• [EXERCISE GOAL]: Extract the lines from the start through the line that holds "import plotly.graph_objects as go", both included, omitting all images.
§
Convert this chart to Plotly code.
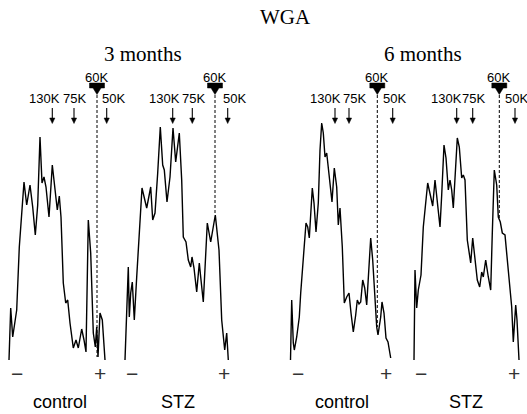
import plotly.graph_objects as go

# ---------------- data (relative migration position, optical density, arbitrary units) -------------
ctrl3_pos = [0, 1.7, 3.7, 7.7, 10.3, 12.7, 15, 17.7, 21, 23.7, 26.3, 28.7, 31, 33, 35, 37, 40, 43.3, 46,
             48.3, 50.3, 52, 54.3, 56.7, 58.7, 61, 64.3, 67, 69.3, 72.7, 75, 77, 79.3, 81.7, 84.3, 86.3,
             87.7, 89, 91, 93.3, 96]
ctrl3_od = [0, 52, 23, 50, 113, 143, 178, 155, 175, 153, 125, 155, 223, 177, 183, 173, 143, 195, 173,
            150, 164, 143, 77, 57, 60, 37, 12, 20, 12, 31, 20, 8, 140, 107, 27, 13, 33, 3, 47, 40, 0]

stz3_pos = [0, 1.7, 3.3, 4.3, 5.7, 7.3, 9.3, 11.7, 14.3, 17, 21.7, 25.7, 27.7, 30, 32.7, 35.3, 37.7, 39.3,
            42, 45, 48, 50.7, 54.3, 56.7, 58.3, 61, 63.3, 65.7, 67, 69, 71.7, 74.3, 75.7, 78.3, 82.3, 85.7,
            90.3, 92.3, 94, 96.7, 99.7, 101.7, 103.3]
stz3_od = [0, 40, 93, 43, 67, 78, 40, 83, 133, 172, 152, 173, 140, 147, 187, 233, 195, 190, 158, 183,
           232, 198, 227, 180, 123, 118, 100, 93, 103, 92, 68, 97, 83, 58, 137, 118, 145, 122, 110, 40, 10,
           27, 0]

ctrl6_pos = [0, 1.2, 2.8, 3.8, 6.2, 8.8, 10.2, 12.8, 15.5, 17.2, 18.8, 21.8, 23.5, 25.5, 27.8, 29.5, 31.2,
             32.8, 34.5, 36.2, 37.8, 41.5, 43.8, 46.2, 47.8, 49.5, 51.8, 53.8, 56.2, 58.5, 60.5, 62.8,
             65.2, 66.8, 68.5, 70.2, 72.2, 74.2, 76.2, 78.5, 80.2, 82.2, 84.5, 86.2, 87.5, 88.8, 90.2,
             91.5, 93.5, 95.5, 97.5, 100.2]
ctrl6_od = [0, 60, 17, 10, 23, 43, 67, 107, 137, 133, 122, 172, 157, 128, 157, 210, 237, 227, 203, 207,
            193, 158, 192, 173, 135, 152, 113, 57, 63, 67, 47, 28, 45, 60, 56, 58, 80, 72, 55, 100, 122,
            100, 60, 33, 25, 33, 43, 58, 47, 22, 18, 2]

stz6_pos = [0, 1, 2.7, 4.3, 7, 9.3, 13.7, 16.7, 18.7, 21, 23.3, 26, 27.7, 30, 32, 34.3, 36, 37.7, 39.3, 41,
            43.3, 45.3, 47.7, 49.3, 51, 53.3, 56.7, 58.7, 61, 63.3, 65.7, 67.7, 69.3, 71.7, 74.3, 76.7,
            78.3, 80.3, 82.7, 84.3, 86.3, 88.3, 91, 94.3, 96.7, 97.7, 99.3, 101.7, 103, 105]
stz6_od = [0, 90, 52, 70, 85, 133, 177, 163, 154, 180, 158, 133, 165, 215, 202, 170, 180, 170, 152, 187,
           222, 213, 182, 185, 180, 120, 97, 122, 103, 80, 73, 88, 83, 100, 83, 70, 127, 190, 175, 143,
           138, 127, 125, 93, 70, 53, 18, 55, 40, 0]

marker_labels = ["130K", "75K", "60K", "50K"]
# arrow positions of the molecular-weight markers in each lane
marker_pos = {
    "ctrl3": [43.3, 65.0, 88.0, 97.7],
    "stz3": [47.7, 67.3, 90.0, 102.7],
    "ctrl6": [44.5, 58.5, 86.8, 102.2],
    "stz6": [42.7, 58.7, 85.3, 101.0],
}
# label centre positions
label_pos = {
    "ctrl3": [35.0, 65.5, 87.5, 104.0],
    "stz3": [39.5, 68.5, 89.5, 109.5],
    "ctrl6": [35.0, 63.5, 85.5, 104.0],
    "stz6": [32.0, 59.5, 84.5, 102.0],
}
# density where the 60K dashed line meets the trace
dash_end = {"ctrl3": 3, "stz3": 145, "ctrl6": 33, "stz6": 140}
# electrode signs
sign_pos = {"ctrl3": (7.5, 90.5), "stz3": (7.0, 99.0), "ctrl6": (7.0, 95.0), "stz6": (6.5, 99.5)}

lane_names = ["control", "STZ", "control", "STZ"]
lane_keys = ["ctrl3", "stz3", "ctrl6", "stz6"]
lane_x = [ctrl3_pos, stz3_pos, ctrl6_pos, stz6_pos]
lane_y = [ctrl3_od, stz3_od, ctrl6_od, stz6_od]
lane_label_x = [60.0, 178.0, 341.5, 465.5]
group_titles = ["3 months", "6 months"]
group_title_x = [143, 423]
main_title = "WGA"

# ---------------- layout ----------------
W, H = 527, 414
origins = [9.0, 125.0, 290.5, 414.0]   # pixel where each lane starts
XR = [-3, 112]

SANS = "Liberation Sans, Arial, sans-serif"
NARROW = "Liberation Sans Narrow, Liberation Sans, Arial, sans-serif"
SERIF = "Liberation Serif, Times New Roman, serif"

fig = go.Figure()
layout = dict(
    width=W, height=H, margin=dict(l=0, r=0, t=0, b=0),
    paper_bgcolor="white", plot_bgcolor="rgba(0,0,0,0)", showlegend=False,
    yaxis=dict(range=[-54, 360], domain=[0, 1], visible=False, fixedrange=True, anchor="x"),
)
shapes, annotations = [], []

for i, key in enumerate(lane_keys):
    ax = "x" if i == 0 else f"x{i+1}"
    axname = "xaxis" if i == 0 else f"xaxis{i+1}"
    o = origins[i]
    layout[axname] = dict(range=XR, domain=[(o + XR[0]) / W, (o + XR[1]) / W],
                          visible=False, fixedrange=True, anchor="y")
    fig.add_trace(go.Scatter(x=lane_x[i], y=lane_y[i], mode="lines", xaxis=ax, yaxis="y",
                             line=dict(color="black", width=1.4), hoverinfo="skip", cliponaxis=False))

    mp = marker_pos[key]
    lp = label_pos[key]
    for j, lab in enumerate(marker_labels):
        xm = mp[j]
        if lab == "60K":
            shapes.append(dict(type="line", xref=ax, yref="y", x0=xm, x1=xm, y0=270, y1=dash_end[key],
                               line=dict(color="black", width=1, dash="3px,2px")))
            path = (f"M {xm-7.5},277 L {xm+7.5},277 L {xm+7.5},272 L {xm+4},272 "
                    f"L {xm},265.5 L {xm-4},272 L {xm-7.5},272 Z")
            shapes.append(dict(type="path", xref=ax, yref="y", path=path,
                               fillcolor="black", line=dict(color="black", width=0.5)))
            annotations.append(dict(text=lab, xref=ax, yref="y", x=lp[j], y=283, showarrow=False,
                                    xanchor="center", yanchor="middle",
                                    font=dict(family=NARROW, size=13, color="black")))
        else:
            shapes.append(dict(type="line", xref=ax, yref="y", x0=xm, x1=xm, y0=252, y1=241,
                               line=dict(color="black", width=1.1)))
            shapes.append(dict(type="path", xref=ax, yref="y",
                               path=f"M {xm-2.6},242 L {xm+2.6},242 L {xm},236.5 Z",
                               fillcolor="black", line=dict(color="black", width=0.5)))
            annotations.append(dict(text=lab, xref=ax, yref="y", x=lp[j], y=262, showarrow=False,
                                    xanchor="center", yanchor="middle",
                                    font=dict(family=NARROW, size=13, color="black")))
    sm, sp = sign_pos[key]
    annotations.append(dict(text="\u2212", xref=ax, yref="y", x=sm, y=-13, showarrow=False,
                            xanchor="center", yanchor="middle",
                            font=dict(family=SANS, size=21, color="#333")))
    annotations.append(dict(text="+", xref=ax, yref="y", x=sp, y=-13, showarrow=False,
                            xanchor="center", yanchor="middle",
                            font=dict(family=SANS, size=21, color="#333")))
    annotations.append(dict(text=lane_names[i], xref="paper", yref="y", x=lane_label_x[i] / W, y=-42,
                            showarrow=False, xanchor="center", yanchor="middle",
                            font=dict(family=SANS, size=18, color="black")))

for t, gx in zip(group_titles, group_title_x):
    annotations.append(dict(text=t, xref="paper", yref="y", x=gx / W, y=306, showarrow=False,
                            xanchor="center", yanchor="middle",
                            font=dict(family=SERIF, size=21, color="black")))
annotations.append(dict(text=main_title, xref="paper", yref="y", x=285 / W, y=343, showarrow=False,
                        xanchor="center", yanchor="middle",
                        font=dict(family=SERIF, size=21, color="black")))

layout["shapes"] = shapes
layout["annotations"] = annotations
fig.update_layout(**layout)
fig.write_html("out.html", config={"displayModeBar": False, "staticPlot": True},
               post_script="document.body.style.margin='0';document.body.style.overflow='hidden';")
§
• [COMPLETED EXERCISE]:
Convert this chart to Plotly code.
import plotly.graph_objects as go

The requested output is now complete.